A flood frequency curve is a valuable tool to extrapolate how often a flood of a given discharge will occur. A flood frequency curve can be constructed by plotting a graph of discharge versus recurrence interval. This can easily be accomplished provided you have a data set of annual peak discharge measured over a number of years.

    Your flood discharge data should list the year and the given discharge in velocity that occurred that year. You need to calculate the order of each of the floods. Start by ordering your data according to the magnitude of the flood, from smallest to largest. Number each of the floods in order, starting with the smallest flood as number "1". The order of the flood is denoted by the letter "m". If you have 100 years of records, you will calculate flood orders for m=1, m=2, m=3,....m=100.

    Calculate the recurrence interval, which is the number of times in your record that a flood of a given magnitude occurred. The formula for recurrence interval is. T= (n+1)/m Where T= recurrence interval, n=number of years in the record, m= the number you calculated in step 2, the order of the annual flood discharge. You should, therefore, calculate the recurrence interval for each year of data you have. For instance, if you have 100 years of flood records, you will have floods numbered from 1 to 100, and you will calculate 100 recurrence intervals. Write the recurrence interval beside each given flood.

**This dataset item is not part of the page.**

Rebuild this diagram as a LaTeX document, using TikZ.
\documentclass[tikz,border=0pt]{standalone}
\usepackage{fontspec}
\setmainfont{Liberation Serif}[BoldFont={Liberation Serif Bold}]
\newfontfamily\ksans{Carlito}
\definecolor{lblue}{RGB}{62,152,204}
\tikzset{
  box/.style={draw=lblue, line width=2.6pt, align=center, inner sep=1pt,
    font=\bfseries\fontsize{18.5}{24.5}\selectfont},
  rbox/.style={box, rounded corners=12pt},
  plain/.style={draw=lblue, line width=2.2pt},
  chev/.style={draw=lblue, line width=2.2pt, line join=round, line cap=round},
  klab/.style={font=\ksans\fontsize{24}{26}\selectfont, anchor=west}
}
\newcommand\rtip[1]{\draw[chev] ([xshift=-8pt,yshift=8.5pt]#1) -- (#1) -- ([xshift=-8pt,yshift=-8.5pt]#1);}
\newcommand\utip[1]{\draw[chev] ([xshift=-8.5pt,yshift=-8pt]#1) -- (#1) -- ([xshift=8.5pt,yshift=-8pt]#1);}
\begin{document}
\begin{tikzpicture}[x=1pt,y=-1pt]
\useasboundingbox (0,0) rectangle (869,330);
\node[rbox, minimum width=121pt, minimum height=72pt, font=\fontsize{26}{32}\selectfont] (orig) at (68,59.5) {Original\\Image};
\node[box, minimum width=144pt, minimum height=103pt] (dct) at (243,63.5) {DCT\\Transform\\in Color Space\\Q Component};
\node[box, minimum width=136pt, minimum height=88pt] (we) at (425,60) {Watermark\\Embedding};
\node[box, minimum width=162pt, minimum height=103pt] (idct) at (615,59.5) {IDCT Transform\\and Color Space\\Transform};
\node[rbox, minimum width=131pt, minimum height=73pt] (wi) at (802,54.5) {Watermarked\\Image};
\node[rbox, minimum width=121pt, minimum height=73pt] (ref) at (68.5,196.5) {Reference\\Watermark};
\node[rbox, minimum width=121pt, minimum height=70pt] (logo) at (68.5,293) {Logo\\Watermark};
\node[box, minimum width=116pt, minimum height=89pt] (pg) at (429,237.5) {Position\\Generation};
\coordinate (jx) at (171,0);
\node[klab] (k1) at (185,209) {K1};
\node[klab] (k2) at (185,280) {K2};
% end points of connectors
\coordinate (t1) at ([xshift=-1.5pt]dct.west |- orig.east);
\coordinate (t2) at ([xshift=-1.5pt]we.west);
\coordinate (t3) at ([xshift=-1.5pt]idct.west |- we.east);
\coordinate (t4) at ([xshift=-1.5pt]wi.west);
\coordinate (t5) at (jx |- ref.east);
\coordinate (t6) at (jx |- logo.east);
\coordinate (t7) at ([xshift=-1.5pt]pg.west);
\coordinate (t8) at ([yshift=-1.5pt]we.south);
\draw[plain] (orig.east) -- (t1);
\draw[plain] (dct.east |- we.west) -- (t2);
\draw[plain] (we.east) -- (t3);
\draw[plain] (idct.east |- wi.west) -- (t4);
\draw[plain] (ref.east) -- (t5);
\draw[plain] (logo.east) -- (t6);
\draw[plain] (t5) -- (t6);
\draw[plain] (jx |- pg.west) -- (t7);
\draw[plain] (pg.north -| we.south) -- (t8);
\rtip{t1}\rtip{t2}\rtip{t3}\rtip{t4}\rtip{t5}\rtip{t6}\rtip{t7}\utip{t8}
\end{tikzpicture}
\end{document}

    Construct your graph on the semi logarithmic paper. Recurrence interval will go on the x axis; and discharge will go on the y axis. Divide the x axis with the following scale: 1, 1.5, 2, 4, 6, 8, 10, 20, 50, 100, 200. Label the axes, and title your graph “Flood Frequency Curve”.

    Plot corresponding discharges and recurrence intervals.

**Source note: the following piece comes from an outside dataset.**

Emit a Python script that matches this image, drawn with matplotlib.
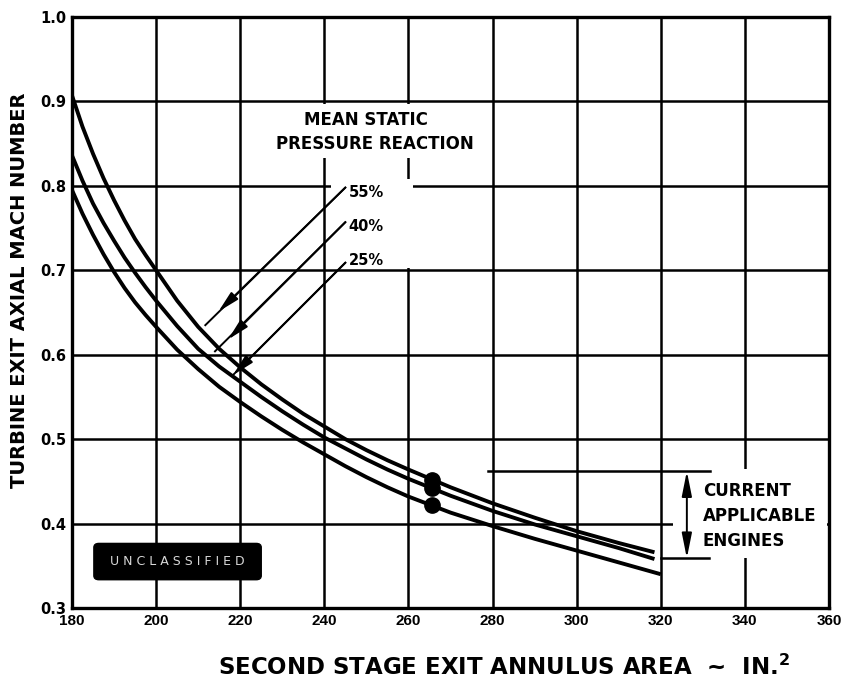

    Draw a best fit line between the data set. The resulting line is the flood frequency curve.

    Things You'll Need

    • Flood discharge data
    • Calculator
    • Pencil
    • Semi-logarithmic graph paper
    • Ruler

    Tips

    • Semi logarithmic paper has one side with a logarithmic scale. In the case of the flood frequency curve it will be the x axis. When you plot your numbers on this scale they will not be in equal increments.

      Flood frequency curves are used as predictive tools in flood forecasting. By extrapolating out the curve, you can estimate how often a given river discharge will occur. Keep this in mind when you construct your graph. If you only have a 50 year flood record, you can still leave room on your graph for 200 years. That way, you can extend your line; thereby predicting how often a flood of a given discharge will occur.

      For each recurrence interval, you can calculate the probability in any given year that a flood of that magnitude will be equaled or exceeded with the formula P (probability) = 1/T. T is the recurrence interval, and the resulting number will be in percent.

    Warnings

    • The longer the number of years of flood records, the more likely large discharge floods have been recorded. It is important to note that the frequency with which a flood will occur is a statistical average. It does not mean that every 100 years a flood of that magnitude will occur. It means on average, a flood of that intensity will occur every 100 years. For instance, that flood could occur in back to back years; or it could take 500 years before that level of river discharge is matched.